Description of the task:
Set down, exactly as written, the lines from the top of the data to the line that holds "1.55, 0.39, 0];", and omit the pictures.

Information supplied:
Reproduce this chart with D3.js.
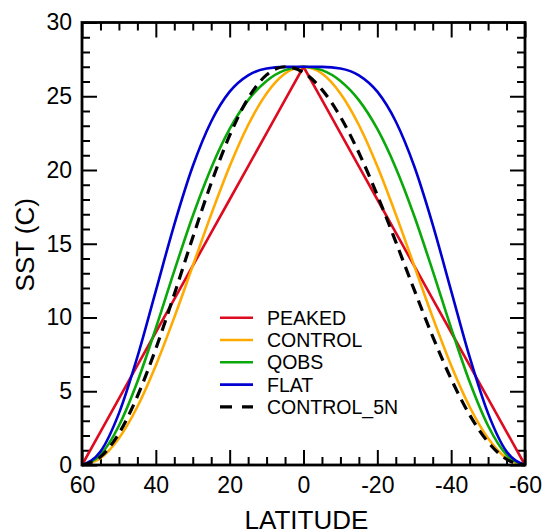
<!DOCTYPE html>
<html>
<head>
<meta charset="utf-8">
<script src="https://cdn.jsdelivr.net/npm/d3@7"></script>
<style>
body { margin: 0; background: #fff; }
text { font-family: "Liberation Sans", Arial, Helvetica, sans-serif; fill: #000; }
</style>
</head>
<body>
<div id="chart"></div>
<script>
// latitudes, north to south, every 5 deg
const lats = [60, 55, 50, 45, 40, 35, 30, 25, 20, 15, 10, 5, 0, -5, -10, -15, -20, -25, -30, -35, -40, -45, -50, -55, -60];

// SST (C)
const peaked    = [0, 2.25, 4.5, 6.75, 9, 11.25, 13.5, 15.75, 18, 20.25, 22.5, 24.75, 27, 24.75, 22.5, 20.25, 18, 15.75, 13.5, 11.25, 9, 6.75, 4.5, 2.25, 0];
const control   = [0, 0.46, 1.81, 3.95, 6.75, 10.01, 13.5, 16.99, 20.25, 23.05, 25.19, 26.54, 27, 26.54, 25.19, 23.05, 20.25, 16.99, 13.5, 10.01, 6.75, 3.95, 1.81, 0.46, 0];
const qobs      = [0, 0.69, 2.66, 5.64, 9.28, 13.16, 16.88, 20.14, 22.78, 24.74, 26.04, 26.77, 27, 26.77, 26.04, 24.74, 22.78, 20.14, 16.88, 13.16, 9.28, 5.64, 2.66, 0.69, 0];
const flat      = [0, 0.91, 3.5, 7.33, 11.81, 16.3, 20.25, 23.29, 25.31, 26.42, 26.88, 26.99, 27, 26.99, 26.88, 26.42, 25.31, 23.29, 20.25, 16.3, 11.81, 7.33, 3.5, 0.91, 0];
const control5n = [0, 0.55, 2.14, 4.66, 7.89, 11.58, 15.42, 19.11, 22.34, 24.86, 26.45, 27, 26.61, 25.45, 23.61, 21.17, 18.29, 15.13, 11.87, 8.71, 5.83, 3.4, 1.55, 0.39, 0];

const seriesNames = ["PEAKED", "CONTROL", "QOBS", "FLAT", "CONTROL_5N"];
const seriesColors = ["#dd0a20", "#ffaa00", "#0aa80a", "#0000d0", "#000000"];

const xMajor = [60, 40, 20, 0, -20, -40, -60];
const xMinor = [55, 50, 45, 35, 30, 25, 15, 10, 5, -5, -10, -15, -25, -30, -35, -45, -50, -55];
const yMajor = [0, 5, 10, 15, 20, 25, 30];
const yMinor = d3.range(0, 31).filter(v => v % 5 !== 0);

const width = 544, height = 531;
const m_left = 82, m_right = 525, m_top = 22.5, m_bottom = 465;

const svg = d3.select("#chart").append("svg")
    .attr("width", width)
    .attr("height", height);

const x = d3.scaleLinear().domain([60, -60]).range([m_left, m_right]);
const y = d3.scaleLinear().domain([0, 30]).range([m_bottom, m_top]);

// axes, ticks pointing inward
function styleAxis(g, sw){
    g.select(".domain").remove();
    g.selectAll(".tick line").attr("stroke", "#000").attr("stroke-width", sw);
}

svg.append("g").attr("transform", "translate(0," + m_bottom + ")")
    .call(d3.axisBottom(x).tickValues(xMinor).tickSize(-8).tickFormat(""))
    .call(g => styleAxis(g, 2));
svg.append("g").attr("transform", "translate(0," + m_bottom + ")")
    .call(d3.axisBottom(x).tickValues(xMajor).tickSize(-15).tickPadding(12).tickFormat(d => String(d)))
    .call(g => styleAxis(g, 2))
    .call(g => g.selectAll("text").attr("font-size", 23).attr("fill", "#000"));

svg.append("g").attr("transform", "translate(0," + m_top + ")")
    .call(d3.axisTop(x).tickValues(xMinor).tickSize(-8).tickFormat(""))
    .call(g => styleAxis(g, 2));
svg.append("g").attr("transform", "translate(0," + m_top + ")")
    .call(d3.axisTop(x).tickValues(xMajor).tickSize(-15).tickFormat(""))
    .call(g => styleAxis(g, 2));

svg.append("g").attr("transform", "translate(" + m_left + ",0)")
    .call(d3.axisLeft(y).tickValues(yMinor).tickSize(-8).tickFormat(""))
    .call(g => styleAxis(g, 2));
svg.append("g").attr("transform", "translate(" + m_left + ",0)")
    .call(d3.axisLeft(y).tickValues(yMajor).tickSize(-15).tickPadding(10).tickFormat(d => String(d)))
    .call(g => styleAxis(g, 2))
    .call(g => g.selectAll("text").attr("font-size", 23).attr("fill", "#000"));

svg.append("g").attr("transform", "translate(" + m_right + ",0)")
    .call(d3.axisRight(y).tickValues(yMinor).tickSize(-8).tickFormat(""))
    .call(g => styleAxis(g, 2));
svg.append("g").attr("transform", "translate(" + m_right + ",0)")
    .call(d3.axisRight(y).tickValues(yMajor).tickSize(-15).tickFormat(""))
    .call(g => styleAxis(g, 2));

// curves
const data = [peaked, control, qobs, flat, control5n];
const lineSmooth = d3.line().x(d => x(d[0])).y(d => y(d[1])).curve(d3.curveMonotoneX);
const lineStraight = d3.line().x(d => x(d[0])).y(d => y(d[1]));

data.forEach((vals, i) => {
    const pts = lats.map((la, j) => [la, vals[j]]);
    svg.append("path")
        .attr("d", i === 0 ? lineStraight(pts) : lineSmooth(pts))
        .attr("fill", "none")
        .attr("stroke", seriesColors[i])
        .attr("stroke-width", i === 4 ? 3.2 : 2.6)
        .attr("stroke-dasharray", i === 4 ? "11,7" : null)
        .attr("stroke-linejoin", "round");
});

// frame
svg.append("rect")
    .attr("x", m_left).attr("y", m_top)
    .attr("width", m_right - m_left).attr("height", m_bottom - m_top)
    .attr("fill", "none").attr("stroke", "#000").attr("stroke-width", 2.8);

// legend
const legend = svg.append("g").attr("transform", "translate(220,317.7)");
seriesNames.forEach((name, i) => {
    const row = legend.append("g").attr("transform", "translate(0," + (i * 22.3) + ")");
    row.append("line")
        .attr("x1", 0).attr("x2", 33).attr("y1", 0).attr("y2", 0)
        .attr("stroke", seriesColors[i])
        .attr("stroke-width", i === 4 ? 3.2 : 2.6)
        .attr("stroke-dasharray", i === 4 ? "12,10" : null);
    row.append("text")
        .attr("x", 47).attr("y", 7)
        .attr("font-size", 19.5)
        .text(name);
});

// axis titles
svg.append("text")
    .attr("x", (m_left + m_right) / 2 + 3).attr("y", 529)
    .attr("text-anchor", "middle")
    .attr("font-size", 26)
    .text("LATITUDE");

svg.append("text")
    .attr("transform", "translate(34," + ((m_top + m_bottom) / 2 + 1) + ") rotate(-90)")
    .attr("text-anchor", "middle")
    .attr("font-size", 26)
    .text("SST (C)");
</script>
</body>
</html>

Exercise response:
Reproduce this chart with D3.js.
<!DOCTYPE html>
<html>
<head>
<meta charset="utf-8">
<script src="https://cdn.jsdelivr.net/npm/d3@7"></script>
<style>
body { margin: 0; background: #fff; }
text { font-family: "Liberation Sans", Arial, Helvetica, sans-serif; fill: #000; }
</style>
</head>
<body>
<div id="chart"></div>
<script>
// latitudes, north to south, every 5 deg
const lats = [60, 55, 50, 45, 40, 35, 30, 25, 20, 15, 10, 5, 0, -5, -10, -15, -20, -25, -30, -35, -40, -45, -50, -55, -60];

// SST (C)
const peaked    = [0, 2.25, 4.5, 6.75, 9, 11.25, 13.5, 15.75, 18, 20.25, 22.5, 24.75, 27, 24.75, 22.5, 20.25, 18, 15.75, 13.5, 11.25, 9, 6.75, 4.5, 2.25, 0];
const control   = [0, 0.46, 1.81, 3.95, 6.75, 10.01, 13.5, 16.99, 20.25, 23.05, 25.19, 26.54, 27, 26.54, 25.19, 23.05, 20.25, 16.99, 13.5, 10.01, 6.75, 3.95, 1.81, 0.46, 0];
const qobs      = [0, 0.69, 2.66, 5.64, 9.28, 13.16, 16.88, 20.14, 22.78, 24.74, 26.04, 26.77, 27, 26.77, 26.04, 24.74, 22.78, 20.14, 16.88, 13.16, 9.28, 5.64, 2.66, 0.69, 0];
const flat      = [0, 0.91, 3.5, 7.33, 11.81, 16.3, 20.25, 23.29, 25.31, 26.42, 26.88, 26.99, 27, 26.99, 26.88, 26.42, 25.31, 23.29, 20.25, 16.3, 11.81, 7.33, 3.5, 0.91, 0];
const control5n = [0, 0.55, 2.14, 4.66, 7.89, 11.58, 15.42, 19.11, 22.34, 24.86, 26.45, 27, 26.61, 25.45, 23.61, 21.17, 18.29, 15.13, 11.87, 8.71, 5.83, 3.4, 1.55, 0.39, 0];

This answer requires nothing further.